Todos os que passaram por grandes perdas sabem que um dia a tristeza se transformará em renovação e desejo de prosseguir. O sofrimento fecha o coração para novas experiências e para novas pessoas apenas por um tempo. Se tudo na vida é transitório, incluindo pessoas amadas, porque a tristeza, a angústia e o desespero serão definitivos? Transformar a pessoa que morreu em fonte de aprendizado e não perpetuá-la como objeto de sofrimento. Dela estou estudando algumas lições:

- Seguir, com simplicidade, o rio da vida. Em contradição à complexidade da vida social, a simplicidade na vida instaura a possibilidade da paz, do desapego e do fluir nas águas do rio. Nadar a vida ao invés de lutar contra a corrente.

- Saber receber e agradecer sempre. A vida é acolhimento. Poucos sabemos receber. Exige humildade. O agradecer constante se contrapõe às lamentações. Desejar uma vida perfeita, isenta das quedas, das perdas, dos erros nos coloca em estado de luta. A gratidão à vida com suas luzes e penumbras alarga o coração e nos faz parceiros na construção da existência. Quando nos tornamos útero, todas as sementes frutificam em nossa alma e evoluímos com o bom e o ruim de nossa trajetória.

- Observar, sem julgar. A maior parte de nosso sofrimento vem da nossa insistente propensão ao julgamento. "Não julgueis". O controle, a posse, a tentativa de mudar as outras pessoas, a resistência à realidade são formas de nos colocar superiores à vida e pagamos isso com intranqüilidade, ciúme e conflitos.
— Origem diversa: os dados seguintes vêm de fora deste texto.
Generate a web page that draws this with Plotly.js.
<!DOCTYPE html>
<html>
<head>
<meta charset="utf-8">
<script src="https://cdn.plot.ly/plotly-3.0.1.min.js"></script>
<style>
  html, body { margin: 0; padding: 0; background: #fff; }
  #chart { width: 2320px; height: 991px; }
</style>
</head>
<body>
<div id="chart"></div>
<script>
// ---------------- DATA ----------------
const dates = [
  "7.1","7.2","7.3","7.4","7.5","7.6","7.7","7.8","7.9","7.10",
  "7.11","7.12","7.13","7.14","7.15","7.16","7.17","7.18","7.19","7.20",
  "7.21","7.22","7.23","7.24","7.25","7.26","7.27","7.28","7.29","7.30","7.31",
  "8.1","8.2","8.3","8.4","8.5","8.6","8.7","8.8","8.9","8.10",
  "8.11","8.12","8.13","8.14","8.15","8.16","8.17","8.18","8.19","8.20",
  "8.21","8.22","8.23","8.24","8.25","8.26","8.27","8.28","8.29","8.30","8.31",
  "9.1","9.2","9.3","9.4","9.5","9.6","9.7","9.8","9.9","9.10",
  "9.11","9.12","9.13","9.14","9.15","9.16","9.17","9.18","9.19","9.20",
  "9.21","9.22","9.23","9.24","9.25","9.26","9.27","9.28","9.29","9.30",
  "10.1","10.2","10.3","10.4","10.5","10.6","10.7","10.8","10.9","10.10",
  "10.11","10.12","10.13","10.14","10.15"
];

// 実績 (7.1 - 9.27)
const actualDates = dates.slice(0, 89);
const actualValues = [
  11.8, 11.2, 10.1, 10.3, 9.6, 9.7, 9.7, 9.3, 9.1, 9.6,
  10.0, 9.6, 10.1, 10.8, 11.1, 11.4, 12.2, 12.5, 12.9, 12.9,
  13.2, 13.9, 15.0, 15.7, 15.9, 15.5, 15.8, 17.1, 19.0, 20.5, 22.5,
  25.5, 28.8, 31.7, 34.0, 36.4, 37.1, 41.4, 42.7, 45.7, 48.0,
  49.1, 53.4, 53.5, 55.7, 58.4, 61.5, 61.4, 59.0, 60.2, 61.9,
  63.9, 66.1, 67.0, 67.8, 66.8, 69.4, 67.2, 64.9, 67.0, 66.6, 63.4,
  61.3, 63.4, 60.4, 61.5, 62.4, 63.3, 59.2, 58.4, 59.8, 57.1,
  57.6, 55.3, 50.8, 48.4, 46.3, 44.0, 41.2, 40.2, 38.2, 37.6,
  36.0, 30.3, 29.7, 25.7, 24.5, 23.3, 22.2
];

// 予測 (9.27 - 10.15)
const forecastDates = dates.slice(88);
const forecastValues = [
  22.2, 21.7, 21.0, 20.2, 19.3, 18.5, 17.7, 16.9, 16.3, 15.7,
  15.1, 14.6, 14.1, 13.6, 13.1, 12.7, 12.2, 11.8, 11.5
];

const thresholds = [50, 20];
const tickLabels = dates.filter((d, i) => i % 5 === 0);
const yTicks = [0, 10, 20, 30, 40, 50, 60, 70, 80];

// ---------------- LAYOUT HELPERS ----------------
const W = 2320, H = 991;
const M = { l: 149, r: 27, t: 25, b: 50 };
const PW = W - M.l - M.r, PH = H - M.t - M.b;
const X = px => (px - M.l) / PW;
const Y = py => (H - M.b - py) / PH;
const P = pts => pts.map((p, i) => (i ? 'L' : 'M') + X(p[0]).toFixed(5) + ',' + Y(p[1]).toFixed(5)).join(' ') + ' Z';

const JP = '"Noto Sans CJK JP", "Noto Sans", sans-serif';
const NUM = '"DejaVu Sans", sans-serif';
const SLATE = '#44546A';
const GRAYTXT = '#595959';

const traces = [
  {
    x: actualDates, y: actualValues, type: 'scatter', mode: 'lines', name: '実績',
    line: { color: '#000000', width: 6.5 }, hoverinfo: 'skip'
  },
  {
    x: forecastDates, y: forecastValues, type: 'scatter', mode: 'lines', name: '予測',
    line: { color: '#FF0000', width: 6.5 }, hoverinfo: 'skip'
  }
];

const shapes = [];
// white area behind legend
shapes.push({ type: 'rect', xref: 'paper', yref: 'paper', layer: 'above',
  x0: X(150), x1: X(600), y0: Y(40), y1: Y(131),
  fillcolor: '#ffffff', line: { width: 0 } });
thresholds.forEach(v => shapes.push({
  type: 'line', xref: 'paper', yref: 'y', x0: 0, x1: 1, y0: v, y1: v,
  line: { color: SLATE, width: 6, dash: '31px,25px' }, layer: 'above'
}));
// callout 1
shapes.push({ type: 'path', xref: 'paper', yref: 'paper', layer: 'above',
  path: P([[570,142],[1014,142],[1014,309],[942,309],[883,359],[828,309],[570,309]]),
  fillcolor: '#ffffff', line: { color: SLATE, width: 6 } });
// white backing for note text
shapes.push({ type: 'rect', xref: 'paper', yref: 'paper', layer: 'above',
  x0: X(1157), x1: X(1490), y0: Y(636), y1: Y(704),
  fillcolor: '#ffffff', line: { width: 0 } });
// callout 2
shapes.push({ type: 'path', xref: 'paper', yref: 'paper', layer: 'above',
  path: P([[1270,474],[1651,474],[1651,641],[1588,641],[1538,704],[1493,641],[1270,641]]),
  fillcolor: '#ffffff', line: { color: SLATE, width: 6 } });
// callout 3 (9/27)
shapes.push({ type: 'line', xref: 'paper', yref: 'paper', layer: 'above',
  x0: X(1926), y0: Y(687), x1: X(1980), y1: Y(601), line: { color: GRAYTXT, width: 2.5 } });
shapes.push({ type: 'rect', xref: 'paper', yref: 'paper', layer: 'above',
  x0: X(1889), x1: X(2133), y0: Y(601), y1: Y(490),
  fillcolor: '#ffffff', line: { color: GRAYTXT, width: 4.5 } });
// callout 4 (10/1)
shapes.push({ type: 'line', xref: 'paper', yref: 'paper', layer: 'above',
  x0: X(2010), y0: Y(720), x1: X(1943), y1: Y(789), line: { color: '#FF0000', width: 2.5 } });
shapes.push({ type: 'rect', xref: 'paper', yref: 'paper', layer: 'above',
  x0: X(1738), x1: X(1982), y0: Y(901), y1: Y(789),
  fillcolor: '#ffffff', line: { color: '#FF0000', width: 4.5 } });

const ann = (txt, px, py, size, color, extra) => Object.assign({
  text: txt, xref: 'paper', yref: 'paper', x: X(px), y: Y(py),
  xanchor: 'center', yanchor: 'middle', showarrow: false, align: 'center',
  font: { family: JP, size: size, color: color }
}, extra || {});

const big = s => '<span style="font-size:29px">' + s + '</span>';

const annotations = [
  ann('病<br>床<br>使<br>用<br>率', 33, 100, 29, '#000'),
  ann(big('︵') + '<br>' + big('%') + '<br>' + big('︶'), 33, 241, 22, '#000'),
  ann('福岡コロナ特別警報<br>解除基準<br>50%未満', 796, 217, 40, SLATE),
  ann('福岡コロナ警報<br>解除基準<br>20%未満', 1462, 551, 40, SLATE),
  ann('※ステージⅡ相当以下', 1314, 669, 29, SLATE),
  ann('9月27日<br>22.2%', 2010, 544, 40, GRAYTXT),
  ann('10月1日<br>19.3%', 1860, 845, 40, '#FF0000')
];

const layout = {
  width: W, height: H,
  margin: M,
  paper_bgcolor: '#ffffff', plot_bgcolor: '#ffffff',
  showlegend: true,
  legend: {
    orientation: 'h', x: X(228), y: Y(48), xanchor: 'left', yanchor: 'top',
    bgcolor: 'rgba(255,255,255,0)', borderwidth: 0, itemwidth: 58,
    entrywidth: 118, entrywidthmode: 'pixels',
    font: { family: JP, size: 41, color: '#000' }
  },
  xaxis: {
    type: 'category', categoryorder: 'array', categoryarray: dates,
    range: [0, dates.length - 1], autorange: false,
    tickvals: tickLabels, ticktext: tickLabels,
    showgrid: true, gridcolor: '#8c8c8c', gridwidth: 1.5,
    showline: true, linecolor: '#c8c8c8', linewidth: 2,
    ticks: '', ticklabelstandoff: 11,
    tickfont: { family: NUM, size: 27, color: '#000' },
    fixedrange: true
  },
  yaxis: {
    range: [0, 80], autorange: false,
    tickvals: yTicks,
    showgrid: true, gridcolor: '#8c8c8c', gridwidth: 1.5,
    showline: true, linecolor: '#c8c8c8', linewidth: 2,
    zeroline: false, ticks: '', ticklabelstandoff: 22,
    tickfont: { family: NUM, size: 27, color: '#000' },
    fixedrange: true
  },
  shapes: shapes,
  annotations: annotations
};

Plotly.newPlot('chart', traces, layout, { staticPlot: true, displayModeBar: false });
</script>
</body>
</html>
- Rir e brincar. Diante da morte, fica claro que a vida é uma brincadeira. A jovialidade e alegria são os propósitos da vida já que ela é por definição e por natureza, alegre, e celebrativa. A alegria ameniza o caminho e nos conduz a felicidade.

- Amar a Deus e confiar nele. A espiritualidade e a religiosidade nos põe de frente com o mistério e nos faz aceitar o verdadeiro tamanho da natureza humana. O amor a Deus e a confiança nele são os principais instrumentos de realização de nosso destino: a unidade universal.

- Admirar e não cobrar. A capacidade de admirar o mundo e as pessoas alarga nossa alma e nos torna dançarinos da vida, ao contrário dos que cobram e se posicionam em conflito com as pessoas. Crescer e adaptar-se à realidade é o único caminho para lidarmos com as diferenças e individualidades.

- Saber morrer. O maior de todos os ensinamentos que os pais podem transmitir aos filhos é a morte. Saber morrer é próprio dos que sabem viver. A morte não é um ponto. É um processo e conseqüência da vida. É um passo adiante na eternidade da vida, que é muito maior que a existência humana. Passar pela travessia é apenas perpetuar a graça de pertencer ao cósmico e continuar uma trajetória que, embora não a compreendamos totalmente, temos de percorrê-la."